La dépression pourrait en particulier, d’après le Pr Kornreich, psychiatre et addictologue à Bruxelles, résulter d’un tel « mismatch » entre notre environnement actuel et celui de nos ancêtres. Cela permettrait d’expliquer l’augmentation de la prévalence de cette maladie au cours des dernières décennies. Parmi les nombreux changements de notre environnement cités par le Pr Kornreich, on retiendra d’abord ceux concernant notre alimentation (diminution de la consommation de poissons, par exemple) et notre activité physique. Cette dernière, en particulier, serait passée en un siècle de plus de 8 heures à moins d’une heure d’activité régulière par jour, ce qui ne peut qu’interpeller au moment où l’on découvre l’importance de l’activité physique sur l’humeur et, plus globalement, sur la neuro-plasticité du cerveau. Notre environnement psychosocial a aussi beaucoup évolué au cours des dernières décennies. La taille des familles en particulier s’est réduite, ce qui diminue d’autant la possibilité de trouver un support en cas de besoin. L’accès à l’information pourrait avoir un rôle aussi en nous confrontant régulièrement, et quasi en direct, à des drames ou à des catastrophes dont nous n’aurions même pas eu connaissance il y a quelques décennies encore. Citons enfin l’effet paradoxal de l’amélioration de nos conditions de vie qui en augmentant, au moins potentiellement, le champs de nos possibilités, ne peut que générer de l’insatisfaction, de la frustration.

Déprimer, pour quoi faire?

Quelle utilité pourrait avoir eu la dépression pour nos ancêtres ? Le comportement dépressif pourrait tout d’abord être une façon de demander de l’aide, de provoquer l’empathie des autres, l’homme étant naturellement sensible aux manifestations de détresse de ses congénères. La dépression peut aussi être vue comme un fonctionnement en mode économique de l’individu, ce qui peut parfois être la meilleure option en attendant que les choses s’améliorent. La dépression pourrait aussi être une façon de limiter les dégâts quand une stratégie s’avère inefficace. Des symptômes comme la fatigue, le pessimisme, peuvent aider à ne pas s’entêter dans une situation défavorable. Dans le cadre d’une compétition sociale, le comportement dépressif peut également être considéré comme une manifestation non verbale de soumission, une façon d’exprimer que l’individu se retire de la compétition, qu’il n’est pas dangereux pour celui qui a gagné et donc la cohésion du groupe. Enfin, les ruminations pourraient correspondre à une réorientation des ressources cognitives de l’individu à la résolution d’un problème crucial pour lui, en particulier en diminuant les facteurs de distractions.

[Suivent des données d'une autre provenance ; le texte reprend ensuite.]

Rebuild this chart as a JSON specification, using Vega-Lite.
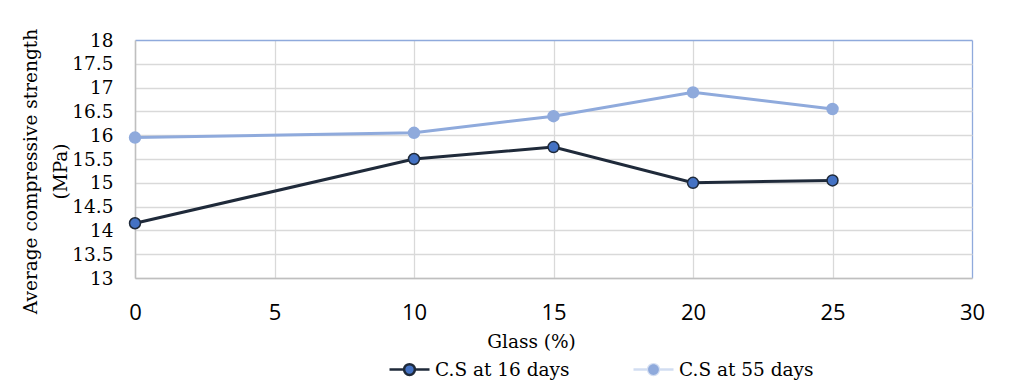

La dépression, l’antibiotique du paléolithique ?

Au niveau biologique aussi la dépression aurait pu avoir une utilité pour nos ancêtres. On estime actuellement que l’homme préhistorique, qui vivait environ jusqu’à 25 ans, mourait surtout d’infection. D’où l’importance pour sa survie de l’efficacité de son système immunitaire. La dépression pourrait ainsi être une réponse adaptative permettant de diminuer le risque d’infection en cas de stress ou encore de combattre une infection en en diminuant le coût. Des hypothèses plus complexes reliant dépression, système immunitaire et inflammation ont aussi été soulevées. L’une d’elles suppose qu’une modification de notre flore intestinale pourrait contribuer à l’augmentation de la dépression. En effet, certains micro-organismes, auparavant omniprésents dans notre environnement, notre nourriture et notre intestin, semblent avoir été chargés au cours de notre évolution de participer à notre système immunitaire, en particulier en limitant certaines réactions inflammatoires. Les modifications de notre biotype intestinal lié à notre environnement industriel actuel pourraient ainsi conduire des individus vulnérables à présenter des réponses inflammatoires inappropriées à des facteurs de stress, conduisant entre autres à l’augmentation des taux de dépression (Raison et al, Arch Gen Psychiatry, 2010, 1211–1224). Enfin, une théorie évolutionniste très récente fait même de la dépression une partie intégrante des défenses immunitaires de l’individu, les symptômes dépressifs apparaissant alors inextricablement liés aux réponses physiologiques à l’infection (Raison & Miller, Molecular Psychiatry, 2013, 18 ; 15-37).